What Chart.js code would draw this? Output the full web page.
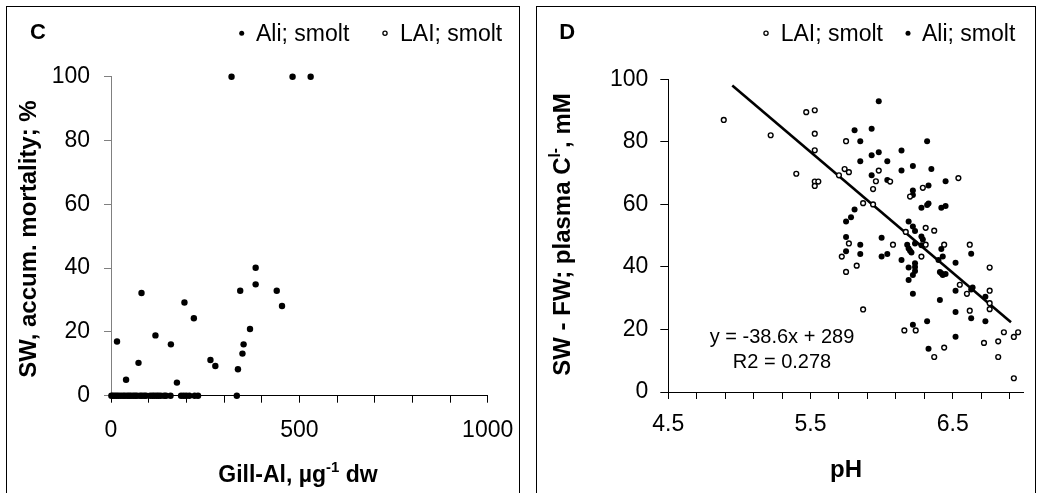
<!DOCTYPE html>
<html>
<head>
<meta charset="utf-8">
<script src="https://cdn.jsdelivr.net/npm/chart.js@4.4.0/dist/chart.umd.min.js"></script>
<style>
  html, body { margin: 0; padding: 0; background: #fff; }
  body { width: 1048px; height: 493px; overflow: hidden; position: relative; }
  .panel { position: absolute; top: 6px; height: 500px; border: 1px solid #000; }
  #panelC { left: 6px; width: 512px; }
  #panelD { left: 536px; width: 498px; }
  canvas { display: block; }
</style>
</head>
<body>
<div class="panel" id="panelC"><canvas id="chartC" width="512" height="486"></canvas></div>
<div class="panel" id="panelD"><canvas id="chartD" width="498" height="486"></canvas></div>
<script>
// ---- panel C: gill Al vs accumulated SW mortality ----
var gillAl = [1, 5, 10, 15, 20, 26, 32, 37, 43, 48, 53, 59, 64, 69, 77, 82, 88, 93,
  104, 110, 115, 121, 126, 132, 141, 146, 158, 186, 193, 200, 208, 222, 231, 334,
  16, 40, 73, 81, 118, 159, 175, 195, 220, 264, 277, 320, 337, 343, 349, 352, 369,
  384, 384, 440, 454, 482, 530];
var mortality = [0, 0, 0, 0, 0, 0, 0, 0, 0, 0, 0, 0, 0, 0, 0, 0, 0, 0,
  0, 0, 0, 0, 0, 0, 0, 0, 0, 0, 0, 0, 0, 0, 0, 0,
  17, 5, 10.3, 32.2, 18.9, 16.1, 4.1, 29.2, 24.3, 11.2, 9.3, 100, 8.3, 32.9, 13.2, 16.1, 20.9,
  40.1, 34.9, 32.9, 28.1, 100, 100];
var gillAlLAI = [];
var mortalityLAI = [];
var gillTickLabels = [0, 500, 1000];

// ---- panel D: pH vs SW - FW plasma Cl ----
var phLAI = [4.89, 5.22, 5.40, 5.47, 5.53, 5.53, 5.53, 5.53, 5.555, 5.53, 5.75, 5.70, 5.74, 5.77,
  5.98, 5.96, 5.94, 5.87, 5.94, 5.77, 5.72, 5.75, 5.825, 5.87, 6.06, 6.29, 6.20, 6.54, 6.31,
  6.37, 6.17, 6.08, 6.28, 6.31, 6.44, 6.62, 6.76, 6.55, 6.60, 6.76, 6.76, 6.76, 6.62, 6.16,
  6.24, 6.44, 6.37, 6.72, 6.82, 6.82, 6.86, 6.93, 6.96, 6.93];
var clLAI = [87.0, 82.1, 69.8, 89.5, 90.1, 82.6, 77.3, 67.3, 67.3, 65.9, 80.2, 69.3, 71.3, 70.3,
  70.8, 67.4, 64.9, 60.4, 60.0, 47.5, 43.3, 38.4, 40.4, 26.4, 67.3, 65.3, 62.5, 68.4, 52.5,
  51.6, 51.2, 47.1, 43.3, 47.1, 47.1, 47.1, 39.8, 34.3, 31.4, 32.4, 28.4, 26.5, 26.0, 19.7,
  19.7, 14.2, 11.2, 15.7, 16.2, 11.2, 19.1, 17.6, 19.1, 4.4];
var phAli = [5.98, 5.81, 5.93, 5.85, 5.93, 5.98, 5.85, 6.04, 5.93, 6.04, 5.81, 5.785, 5.75, 5.75,
  5.75, 5.85, 5.85, 6.00, 6.00, 6.04, 6.14, 6.32, 6.14, 6.22, 6.14, 6.35, 6.45, 6.33, 6.22,
  6.22, 6.28, 6.32, 6.33, 6.42, 6.45, 6.19, 6.22, 6.235, 6.28, 6.29, 6.18, 6.19, 6.20, 6.21,
  6.235, 6.28, 6.19, 6.19, 6.235, 6.235, 6.235, 6.22, 6.22, 6.22, 6.32, 6.33, 6.42, 6.43,
  6.40, 6.41, 6.42, 6.43, 6.45, 6.41, 6.52, 6.52, 6.52, 6.52, 6.63, 6.63, 6.64, 6.63, 6.73, 6.73];
var clAli = [93.0, 83.7, 84.2, 80.2, 75.7, 76.7, 73.8, 73.8, 69.3, 67.8, 58.4, 55.9, 54.5, 49.6,
  45.0, 47.1, 44.1, 49.3, 43.3, 44.1, 42.2, 80.2, 77.2, 72.3, 70.8, 71.3, 67.4, 66.0, 64.4,
  63.0, 58.9, 59.8, 60.3, 58.9, 59.5, 54.5, 52.9, 51.5, 49.7, 48.8, 47.1, 45.9, 45.2, 44.6,
  47.5, 46.9, 39.8, 35.8, 41.2, 40.0, 38.7, 37.4, 31.4, 21.5, 22.6, 13.8, 45.7, 43.3,
  42.2, 38.4, 38.0, 37.4, 37.7, 29.4, 41.3, 32.4, 25.6, 17.7, 44.2, 32.8, 33.4, 23.6, 30.5, 22.6];
var trendPH = [4.95, 6.91];
var trendCl = [98.0, 22.3];
var phTicks = [4.5, 4.7, 4.9, 5.1, 5.3, 5.5, 5.7, 5.9, 6.1, 6.3, 6.5, 6.7, 6.9];
var phTickLabels = [4.5, 5.5, 6.5];
var yTicks = [0, 20, 40, 60, 80, 100];

var FONT = "'Liberation Sans', Arial, sans-serif";

function pts(xs, ys) {
  return xs.map(function (x, i) { return {x: x, y: ys[i]}; });
}

// text with superscripts, centred on (x, y) baseline, optional rotation
function drawRich(ctx, parts, size, x, y, angle) {
  ctx.save();
  ctx.translate(x, y);
  ctx.rotate(angle || 0);
  ctx.fillStyle = '#000';
  ctx.textAlign = 'left';
  ctx.textBaseline = 'alphabetic';
  var widths = [], total = 0;
  parts.forEach(function (p) {
    ctx.font = 'bold ' + (p[1] ? size * 0.65 : size) + 'px ' + FONT;
    var w = ctx.measureText(p[0]).width;
    widths.push(w); total += w;
  });
  var cx = -total / 2;
  parts.forEach(function (p, i) {
    ctx.font = 'bold ' + (p[1] ? size * 0.65 : size) + 'px ' + FONT;
    ctx.fillText(p[0], cx, p[1] ? -size * 0.42 : 0);
    cx += widths[i];
  });
  ctx.restore();
}

var overlay = {
  id: 'overlay',
  afterDraw: function (chart, args, o) {
    var ctx = chart.ctx;
    ctx.save();
    ctx.fillStyle = '#000';
    ctx.textBaseline = 'alphabetic';
    ctx.textAlign = 'left';
    ctx.font = 'bold 22px ' + FONT;
    ctx.fillText(o.letter, o.letterX, o.letterY);

    ctx.font = '23px ' + FONT;
    o.legend.forEach(function (it) {
      var ds = chart.data.datasets[it.ds];
      ctx.beginPath();
      ctx.arc(it.mx, it.my, it.r, 0, Math.PI * 2);
      ctx.fillStyle = ds.backgroundColor;
      ctx.fill();
      if (ds.borderWidth) {
        ctx.lineWidth = 1.3;
        ctx.strokeStyle = ds.borderColor;
        ctx.stroke();
      }
      ctx.fillStyle = '#000';
      ctx.fillText(ds.label, it.tx, it.ty);
    });

    (o.notes || []).forEach(function (n) {
      ctx.font = '20px ' + FONT;
      ctx.textAlign = 'center';
      ctx.fillText(n.text, n.x, n.y);
    });
    ctx.restore();

    drawRich(ctx, o.xTitle.parts, o.xTitle.size, o.xTitle.x, o.xTitle.y, 0);
    drawRich(ctx, o.yTitle.parts, o.yTitle.size, o.yTitle.x, o.yTitle.y, -Math.PI / 2);
  }
};

function fixBox(w, h) {
  return function (s) {
    if (w !== null) s.width = w;
    if (h !== null) s.height = h;
    s.paddingLeft = 0; s.paddingRight = 0; s.paddingTop = 0; s.paddingBottom = 0;
  };
}

function yAxis(width, tickLen, pad, color) {
  return {
    type: 'linear', min: 0, max: 100,
    afterBuildTicks: function (s) { s.ticks = yTicks.map(function (v) { return {value: v}; }); },
    ticks: {font: {family: FONT, size: 23}, color: '#000', padding: pad},
    grid: {drawOnChartArea: false, drawTicks: true, tickLength: tickLen, color: color, lineWidth: 1},
    border: {display: true, color: color, width: 1},
    afterFit: fixBox(width, null)
  };
}

var common = {
  responsive: false,
  animation: false,
  events: [],
  plugins: {legend: {display: false}, tooltip: {enabled: false}, title: {display: false}}
};

// ---------- chart C ----------
new Chart(document.getElementById('chartC').getContext('2d'), {
  type: 'scatter',
  data: {
    datasets: [{
      label: 'Ali; smolt',
      data: pts(gillAl, mortality),
      pointRadius: 3.2, backgroundColor: '#000', borderColor: '#000', borderWidth: 0, clip: false
    }, {
      label: 'LAI; smolt',
      data: pts(gillAlLAI, mortalityLAI),
      pointRadius: 2.4, backgroundColor: '#fff', borderColor: '#000', borderWidth: 1.4, clip: false
    }]
  },
  options: Object.assign({}, common, {
    layout: {padding: {left: 0, top: 69.7, right: 31.3, bottom: 0}},
    scales: {
      x: {
        type: 'linear', min: 0, max: 1000,
        ticks: {
          stepSize: 100, autoSkip: false, maxRotation: 0,
          font: {family: FONT, size: 23}, color: '#000', padding: 14,
          callback: function (v) { return gillTickLabels.indexOf(v) >= 0 ? String(v) : ''; }
        },
        grid: {drawOnChartArea: false, drawTicks: true, tickLength: 7, color: '#000', lineWidth: 1},
        border: {display: true, color: '#000', width: 1},
        afterFit: fixBox(null, 97.3)
      },
      y: yAxis(104, 7, 14, '#808080')
    },
    plugins: Object.assign({}, common.plugins, {
      overlay: {
        letter: 'C', letterX: 23, letterY: 32,
        legend: [
          {ds: 0, mx: 234.7, my: 26.3, r: 2.5, tx: 249, ty: 33.7},
          {ds: 1, mx: 378, my: 26.3, r: 2.1, tx: 393, ty: 33.7}
        ],
        xTitle: {parts: [['Gill-Al, \u00b5g', false], ['-1', true], [' dw', false]], size: 23, x: 291, y: 475},
        yTitle: {parts: [['SW, accum. mortality; %', false]], size: 24, x: 28.5, y: 232}
      }
    })
  }),
  plugins: [overlay]
});

// ---------- chart D ----------
new Chart(document.getElementById('chartD').getContext('2d'), {
  type: 'scatter',
  data: {
    datasets: [{
      label: 'LAI; smolt',
      data: pts(phLAI, clLAI),
      pointRadius: 2.4, backgroundColor: '#fff', borderColor: '#000', borderWidth: 1.4, clip: false
    }, {
      label: 'Ali; smolt',
      data: pts(phAli, clAli),
      pointRadius: 3, backgroundColor: '#000', borderColor: '#000', borderWidth: 0, clip: false
    }, {
      label: 'trend',
      data: pts(trendPH, trendCl),
      showLine: true, pointRadius: 0, borderColor: '#000', borderWidth: 2.6, clip: false
    }]
  },
  options: Object.assign({}, common, {
    layout: {padding: {left: 0, top: 72.3, right: 11.2, bottom: 0}},
    scales: {
      x: {
        type: 'linear', min: 4.5, max: 7.0,
        afterBuildTicks: function (s) { s.ticks = phTicks.map(function (v) { return {value: v}; }); },
        ticks: {
          autoSkip: false, maxRotation: 0,
          font: {family: FONT, size: 23}, color: '#000', padding: 12,
          callback: function (v) {
            var r = Math.round(v * 10) / 10;
            return phTickLabels.indexOf(r) >= 0 ? r.toFixed(1) : '';
          }
        },
        grid: {drawOnChartArea: false, drawTicks: true, tickLength: 7, color: '#000', lineWidth: 1},
        border: {display: true, color: '#000', width: 1},
        afterFit: fixBox(null, 101)
      },
      y: yAxis(131.3, 8, 12, '#000')
    },
    plugins: Object.assign({}, common.plugins, {
      overlay: {
        letter: 'D', letterX: 22.3, letterY: 32,
        legend: [
          {ds: 0, mx: 229, my: 26.3, r: 2.1, tx: 243.7, ty: 33.7},
          {ds: 1, mx: 371, my: 26.3, r: 2.5, tx: 385, ty: 33.7}
        ],
        notes: [
          {text: 'y = -38.6x + 289', x: 245, y: 335.7},
          {text: 'R2 = 0.278', x: 245, y: 361.3}
        ],
        xTitle: {parts: [['pH', false]], size: 24, x: 309, y: 470},
        yTitle: {parts: [['SW - FW; plasma C', false], ['l-', true], [', mM', false]], size: 24, x: 33, y: 227.5}
      }
    })
  }),
  plugins: [overlay]
});
</script>
</body>
</html>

* **Work to complete**
Skip the pictures and restate exactly the lines from the beginning of the listing to the line with "var gillTickLabels = [0, 500, 1000];", that line included.

* **Full output**
What Chart.js code would draw this? Output the full web page.
<!DOCTYPE html>
<html>
<head>
<meta charset="utf-8">
<script src="https://cdn.jsdelivr.net/npm/chart.js@4.4.0/dist/chart.umd.min.js"></script>
<style>
  html, body { margin: 0; padding: 0; background: #fff; }
  body { width: 1048px; height: 493px; overflow: hidden; position: relative; }
  .panel { position: absolute; top: 6px; height: 500px; border: 1px solid #000; }
  #panelC { left: 6px; width: 512px; }
  #panelD { left: 536px; width: 498px; }
  canvas { display: block; }
</style>
</head>
<body>
<div class="panel" id="panelC"><canvas id="chartC" width="512" height="486"></canvas></div>
<div class="panel" id="panelD"><canvas id="chartD" width="498" height="486"></canvas></div>
<script>
// ---- panel C: gill Al vs accumulated SW mortality ----
var gillAl = [1, 5, 10, 15, 20, 26, 32, 37, 43, 48, 53, 59, 64, 69, 77, 82, 88, 93,
  104, 110, 115, 121, 126, 132, 141, 146, 158, 186, 193, 200, 208, 222, 231, 334,
  16, 40, 73, 81, 118, 159, 175, 195, 220, 264, 277, 320, 337, 343, 349, 352, 369,
  384, 384, 440, 454, 482, 530];
var mortality = [0, 0, 0, 0, 0, 0, 0, 0, 0, 0, 0, 0, 0, 0, 0, 0, 0, 0,
  0, 0, 0, 0, 0, 0, 0, 0, 0, 0, 0, 0, 0, 0, 0, 0,
  17, 5, 10.3, 32.2, 18.9, 16.1, 4.1, 29.2, 24.3, 11.2, 9.3, 100, 8.3, 32.9, 13.2, 16.1, 20.9,
  40.1, 34.9, 32.9, 28.1, 100, 100];
var gillAlLAI = [];
var mortalityLAI = [];
var gillTickLabels = [0, 500, 1000];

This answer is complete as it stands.